Question: I was hit by someone who did not have insurance on their car. I had full coverage so I was covered, but I had to pay my deductible for an accident that was entirely the other driver’s fault. How do I get my $1,000 deductible back?
Answer: I understand your frustration over your situation. A deductible of $1,000 is a lot to pay when you weren’t at fault for damaging your vehicle, but luckily you did have full coverage so that you weren’t left holding the bag for the full cost of repairs (or total loss of your vehicle).
Typically, in a instances where you have to use your own collision coverage, though you weren’t at fault, there are two ways in which to try and recoup your deductible amount.
The first is to let your own auto insurance company do the work. Your insurance company will subrogate (legally pursue) the at-fault driver for the money it paid out for the repair of your vehicle.
Your insurance company may automatically offer to try to recover your deductible as part its subrogation process. If it fails to offer, then make your own request -- and ask how long it can take. In many cases, it can take months or more for an insurance company to receive any type of payment from the at-fault party.
It could be that your insurance company will determine the at-fault party has no assets to pursue and won’t be able to recover all of the money it paid out, let alone your deductible amount. The insurance company’s primary objective is to get its own money back; your deductible being repaid is secondary. So, don’t be surprised if the company tells you in a few months that it was unable to recover your $1,000.
The second option is to legally pursue the at-fault party yourself by filing a small claims lawsuit against the individual.
Small claims courts have simplified procedures so that people can file and present their cases (without a lawyer) relatively quickly and inexpensively. You normally must be 18 to file a claim, and there are certain rules about where to file the case, the time frame in which you have to do so, and the monetary limit that you can sue for, which all vary by state.
If you want to file a lawsuit against the other party to recover your deductible, contact a local clerk of the court for information, or go online. Most state courts have their own website that explains the procedures for small claims cases, such as this New Jersey court site, or there will be state consumer site, like in California, where the Department of Consumer Affairs details small claim procedures.
It appears you may be located in North Carolina; here the Legal Aid of North Carolina site carries the guide to small claims.

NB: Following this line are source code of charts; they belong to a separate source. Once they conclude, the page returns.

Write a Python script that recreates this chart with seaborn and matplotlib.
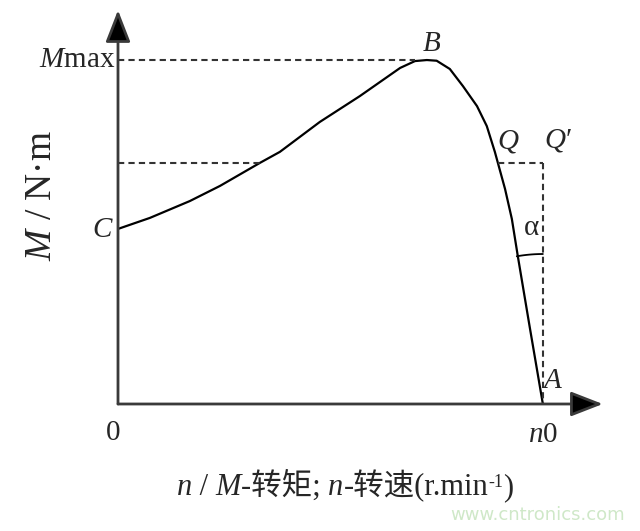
import numpy as np
import pandas as pd
import seaborn as sns
import matplotlib.pyplot as plt

# torque-speed curve (n in units of n0, M in units of Mmax)
speed = [0.0, 0.075, 0.169, 0.24, 0.334, 0.381, 0.475, 0.569, 0.664, 0.699, 0.727,
         0.75, 0.781, 0.812, 0.845, 0.868, 0.887, 0.911, 0.927, 0.941, 0.969, 1.0]
torque = [0.509, 0.541, 0.590, 0.634, 0.701, 0.733, 0.820, 0.895, 0.977, 0.997, 1.0,
          0.998, 0.974, 0.924, 0.866, 0.808, 0.733, 0.625, 0.538, 0.430, 0.224, 0.0]
m_max = 1.0
m_q = 0.701
n_q = 0.894
n0 = 1.0

sns.set_style("white")
plt.rcParams["font.family"] = ["Liberation Serif", "Noto Sans CJK SC"]
plt.rcParams["mathtext.fontset"] = "custom"
plt.rcParams["mathtext.rm"] = "Liberation Serif"
plt.rcParams["mathtext.it"] = "Liberation Serif:italic"

fig = plt.figure(figsize=(6.4, 5.31), dpi=100)
ax = fig.add_axes([118 / 640, 127 / 531, 492 / 640, 399 / 531])
ax.set_xlim(0, 1.158)
ax.set_ylim(0, 1.16)
ax.axis("off")

df = pd.DataFrame({"n": speed, "M": torque})
sns.lineplot(data=df, x="n", y="M", color="black", lw=1.6, sort=False, ax=ax)

dash = dict(color="#333333", lw=1.5, ls=(0, (3, 2)))
ax.plot([0, 0.70], [m_max, m_max], **dash)
ax.plot([0, 0.334], [m_q, m_q], **dash)
ax.plot([n_q, n0], [m_q, m_q], **dash)
ax.plot([n0, n0], [m_q, 0], **dash)

# angle arc at A between the curve and the vertical
t = np.linspace(np.deg2rad(90), np.deg2rad(100), 20)
r = 150
ax.plot(n0 + r / 425 * np.cos(t), r / 344 * np.sin(t), color="black", lw=1.3)

# axes with arrows
arrow = dict(arrowstyle="-|>,head_length=0.9,head_width=0.35", color="#3a3a3a",
             lw=2, mutation_scale=22, shrinkA=0, shrinkB=0)
ax.annotate("", xy=(1.141, 0), xytext=(0, 0), arrowprops=dict(arrow, fc="black"),
            annotation_clip=False)
ax.annotate("", xy=(0, 1.145), xytext=(0, 0), arrowprops=dict(arrow, fc="black"),
            annotation_clip=False)

fs = 21
ax.text(-0.007, m_max, "$M$max", fontsize=fs, ha="right", va="center")
ax.text(-0.035, 0.506, "$C$", fontsize=fs, ha="center", va="center")
ax.text(0.739, 1.047, "$B$", fontsize=fs, ha="center", va="center")
ax.text(0.918, 0.762, "$Q$", fontsize=fs, ha="center", va="center")
ax.text(1.035, 0.767, "$Q$\u2032", fontsize=fs, ha="center", va="center")
ax.text(0.974, 0.512, "α", fontsize=fs, ha="center", va="center")
ax.text(1.024, 0.067, "$A$", fontsize=fs, ha="center", va="center")
ax.text(-0.012, -0.084, "0", fontsize=fs, ha="center", va="center")
ax.text(n0, -0.09, "$n$0", fontsize=fs, ha="center", va="center")

# x label built from pieces so the Chinese glyphs can fall back to the CJK font
pieces = [("n", "italic", 22, 0), (" / ", "normal", 22, 0), ("M", "italic", 22, 0),
          ("-转矩; ", "normal", 22, 0), ("n", "italic", 22, 0),
          ("-转速(r.min", "normal", 22, 0), ("-1", "normal", 13, 8), (")", "normal", 22, 0)]
fig.canvas.draw()
renderer = fig.canvas.get_renderer()
texts = []
widths = []
for s, style, size, dy in pieces:
    tx = fig.text(0, 0, s, fontsize=size, style=style, va="baseline", ha="left")
    texts.append((tx, dy))
    widths.append(tx.get_window_extent(renderer).width)
x_px = 345 - sum(widths) / 2
base_px = 531 - 495
for (tx, dy), w in zip(texts, widths):
    tx.set_position((x_px / 640, (base_px + dy) / 531))
    x_px += w

fig.text(42 / 640, 1 - 195 / 531, "$M$ / N·m", fontsize=27, ha="center",
         va="center", rotation=90)
fig.text(538 / 640, 1 - 515 / 531, "www.cntronics.com", fontsize=13,
         color="#cfe8c8", family="DejaVu Sans", ha="center", va="center")

fig.savefig("out.png", dpi=100)
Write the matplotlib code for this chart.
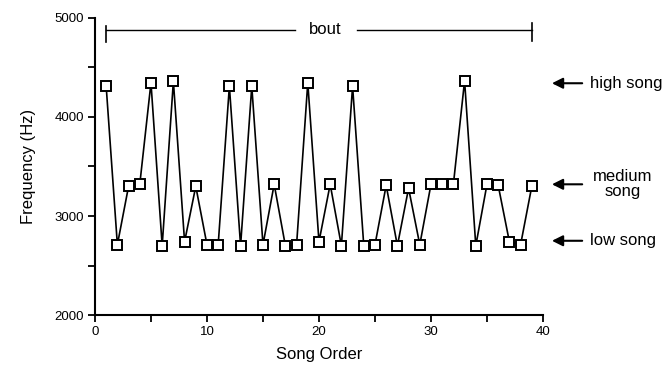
import matplotlib
matplotlib.use("Agg")
import matplotlib.pyplot as plt
from matplotlib.ticker import MultipleLocator

plt.rcParams['font.family'] = ['Liberation Sans', 'DejaVu Sans']

song_order = list(range(1, 40))
frequency = [4310, 2710, 3300, 3320, 4345, 2700, 4360, 2740, 3300, 2710,
             2710, 4310, 2700, 4310, 2710, 3320, 2700, 2710, 4345, 2740,
             3320, 2700, 4310, 2700, 2710, 3310, 2700, 3280, 2710, 3320,
             3320, 3320, 4365, 2700, 3320, 3310, 2740, 2710, 3300]

song_types = ["high song", "medium\nsong", "low song"]
song_levels = [4340, 3320, 2750]

fig = plt.figure(figsize=(6.66, 3.72), dpi=100)
ax = fig.add_axes([0.1426, 0.153, 0.6727, 0.799])

ax.plot(song_order, frequency, color='black', lw=1.2, marker='s', ms=7.5,
        mfc='white', mec='black', mew=1.4, clip_on=False, zorder=3)

ax.set_xlim(0, 40)
ax.set_ylim(2000, 5000)
ax.xaxis.set_major_locator(MultipleLocator(10))
ax.xaxis.set_minor_locator(MultipleLocator(5))
ax.yaxis.set_major_locator(MultipleLocator(1000))
ax.yaxis.set_minor_locator(MultipleLocator(500))
for s in ['top', 'right']:
    ax.spines[s].set_visible(False)
for s in ['left', 'bottom']:
    ax.spines[s].set_linewidth(1.5)
ax.tick_params(which='both', direction='out', length=5, width=1.3, labelsize=9.5, pad=3)
ax.set_xlabel("Song Order", fontsize=12, labelpad=6)
ax.set_ylabel("Frequency (Hz)", fontsize=12, labelpad=13)

# bout bracket
by = 4880
ax.plot([1, 17.9], [by, by], color='black', lw=1.0, clip_on=False)
ax.plot([23.4, 39], [by, by], color='black', lw=1.0, clip_on=False)
ax.plot([1, 1], [4760, 4920], color='black', lw=1.2, clip_on=False)
ax.plot([39, 39], [4770, 4950], color='black', lw=1.2, clip_on=False)
ax.text(20.6, by, "bout", ha='center', va='center', fontsize=12)

# song-type arrows
for label, lev in zip(song_types, song_levels):
    ax.annotate("", xy=(40.8, lev), xytext=(43.5, lev), xycoords='data',
                textcoords='data', annotation_clip=False,
                arrowprops=dict(arrowstyle='-|>', color='black', lw=1.5,
                                mutation_scale=16, shrinkA=0, shrinkB=0))
    if "\n" in label:
        ax.text(47.1, lev, label, ha='center', va='center', fontsize=12,
                linespacing=1.0, clip_on=False)
    else:
        ax.text(44.2, lev, label, ha='left', va='center', fontsize=12, clip_on=False)

fig.savefig("out.png", dpi=100)
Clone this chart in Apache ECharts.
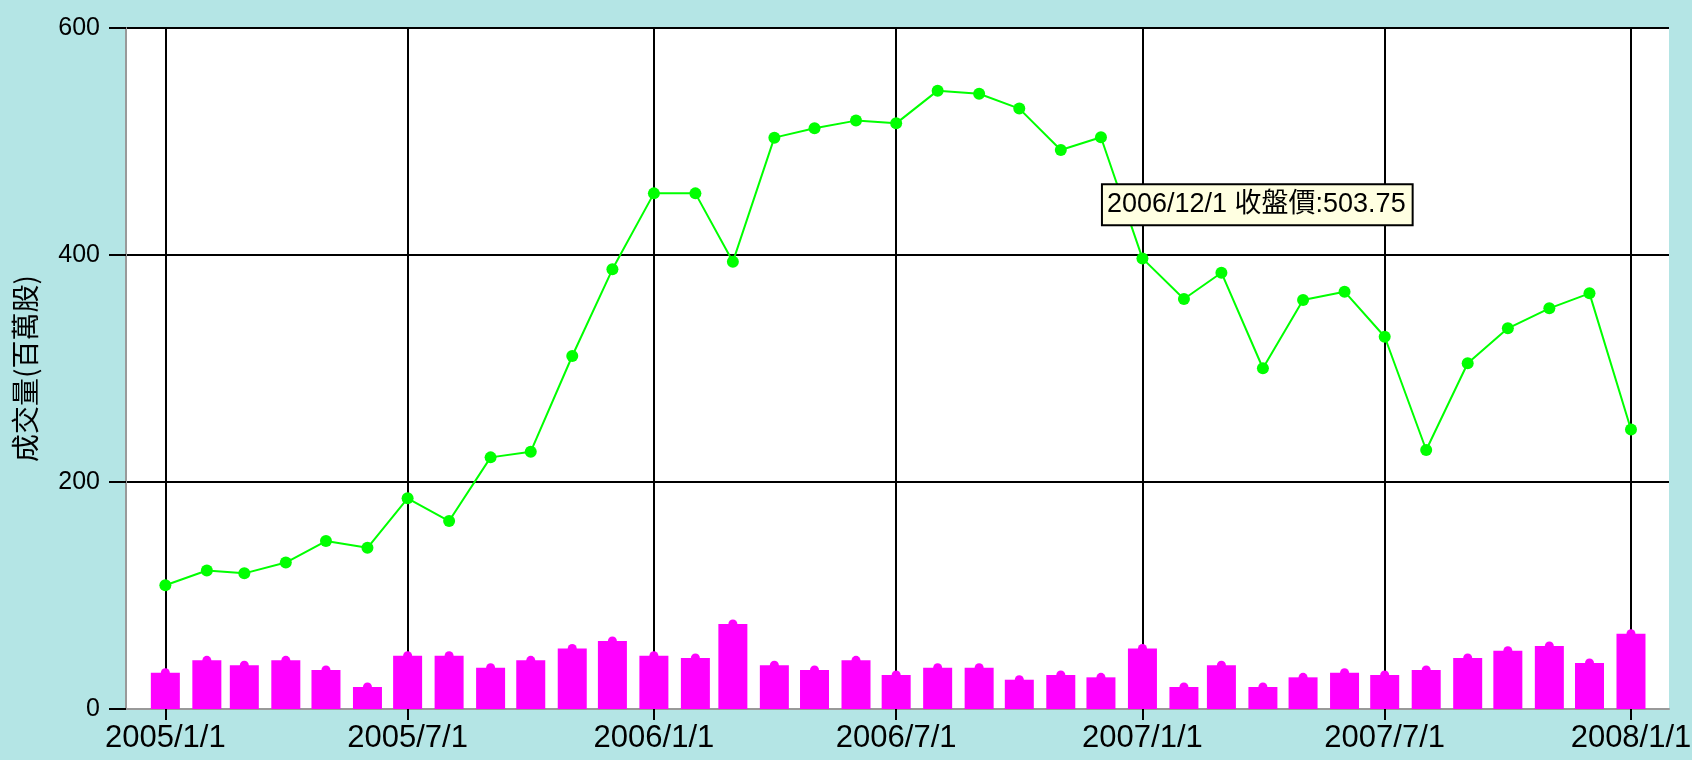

If you do prevail in court and receive your $1,000 (plus court costs), then notify your car insurance company so that if it is still subrogating the claim it will no longer pursue your deductible amount. You cannot be reimbursed twice for the one deductible you paid out.
Also, if the $1,000 deductible was hard to come up with, you may want to think about lowering your car insurance deductibles, though that would raise your car insurance rates. (See “Will higher deductibles save you money?”) After comparing quotes for different deductible amounts, you can decide what amount is right for your financial situation.